Société

L’art d’être bon

Entrevue avec Stefan Einhorn

Son livre L’art d’être bon (The Art of Being Kind), paru en 2008, a été un véritable succès dans le monde entier. L’auteur suédois Stefan Einhorn, qui est aussi cancérologue, part du principe que la gentillesse devrait faire partie de notre vie, car elle apporte non seulement le bonheur, mais aussi le succès dans la vie quotidienne.

Pourquoi la gentillesse a-t-elle si mauvaise réputation ?

La gentillesse est reliée aux enfants. On rappelle sans cesse aux enfants d’être gentils avec leurs frères et sœurs et avec les autres, et c’est une des raisons pour laquelle on associe la bonté à quelque chose de très puéril et d’enfantin. Être gentil, c’est être naïf, croire un peu tout et n’importe quoi.

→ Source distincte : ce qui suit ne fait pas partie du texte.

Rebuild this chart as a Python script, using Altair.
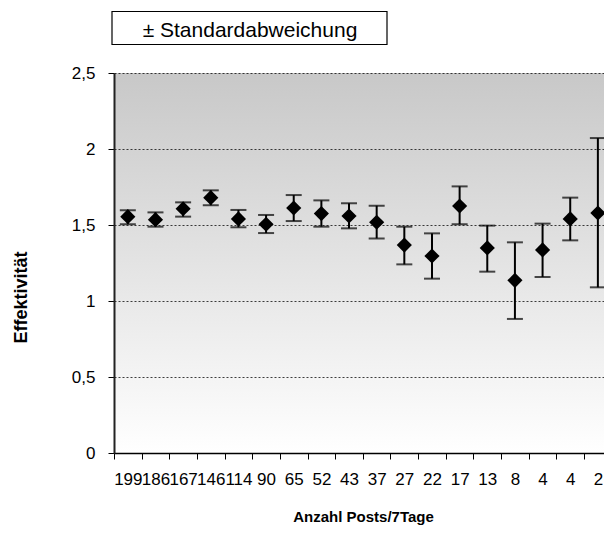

On peut presque dire que c’est être stupide, parfois, mais il est temps de changer cette façon de concevoir la gentillesse.

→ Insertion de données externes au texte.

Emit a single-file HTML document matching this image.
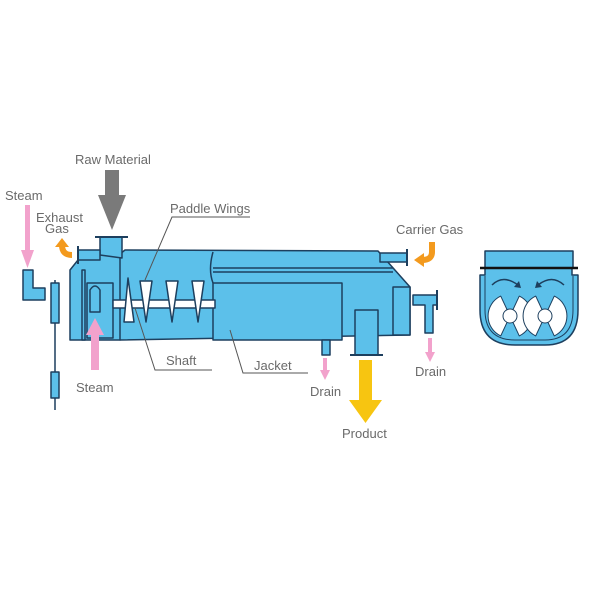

La gentillesse est, selon vous, un des secrets de la réussite et du succès ?

Oui, la vraie gentillesse est une grande qualité et elle mène au succès. Vous savez, tous les jours, on rencontre beaucoup de gens, que ce soit dans les transports en commun, dans la rue, au bureau, au restaurant. La façon dont on se comporte avec nos semblables peut changer notre vie. Quand vous êtes bon avec une personne, elle va se souvenir de vous, vous appréciera et voudra être gentille avec vous en retour. De cette façon, on crée un sentiment de gentillesse autour de soi qui est essentiel. Quand vous faites de bonnes actions pour les autres, les chances augmentent que les autres fassent de bonnes choses pour vous. Quand vous traitez bien vos employés, que vous vous souciez de leur bien-être et que vous les appréciez, toutes les études prouvent qu’ils sont plus heureux et donc plus productifs. Quand vous aidez quelqu’un dans la rue, non seulement vous en tirez de la satisfaction, mais la personne que vous aidez aussi est heureuse. La gentillesse, tout le monde y gagne, c’est ce que j’ai voulu prouver avec mon livre, soyez gentils et faites de bonnes actions ! La bonté est une grande spirale vertueuse, on ne le dit pas assez.

Quand on est gentil, notre cerveau active une zone de plaisir ?

Des études ont démontré que, si vous êtes généreux et que vous collaborez avec vos semblables, vous activez la zone de plaisir dans votre cerveau, la même que celle qui est activée par la nourriture qu’on apprécie et par le sexe, ce qui prouve qu’on a un réel plaisir en réalisant de bons gestes.

Sommes-nous naturellement bons et gentils ?

Personne n’est 100 % bon, nous avons tous un côté plus sombre en nous. Oui, il y a des gens qui sont foncièrement bienveillants et gentils. Je pense qu’on est naturellement bon, mais on peut l’être encore plus. Je pense que l’être humain est composé de 95 % de bonnes choses et a 5 % de diable en lui ! Mais il peut s’entraîner à être plus gentil, c’est si facile et surtout, on y gagne à tous les coups.

Vous êtes professeur d’oncologie en Suède. Il est important pour les médecins d’être gentils ?

Oui, évidemment. J’apprends aux médecins à être de meilleurs médecins. Je leur inculque l’importance de bien parler aux patients, de bien en prendre soin, d’avoir une approche plus humaine, d’être gentils et d’avoir de l’empathie. Ce n’est pas toujours naturel chez certains d’entre eux, vous savez. Je leur dis souvent que de toutes petites choses font de grandes différences, ne serait-ce que dans le ton de la voix, le regard, la gestuelle.

Faut-il parfois mentir pour être gentil ?

Que pensez-vous de ma veste ? Elle est belle ! Même si vous ne le pensez pas, soyez gentil et dites à votre ami que vous l’aimez. On peut enfreindre légèrement nos principes très stricts en mentant un peu parce que ça va faire du bien à l’autre personne. Pourquoi dire la vérité alors que, de toute façon, on ment deux ou trois fois par jour sur de petites choses du quotidien ? On peut mentir pour faire du bien.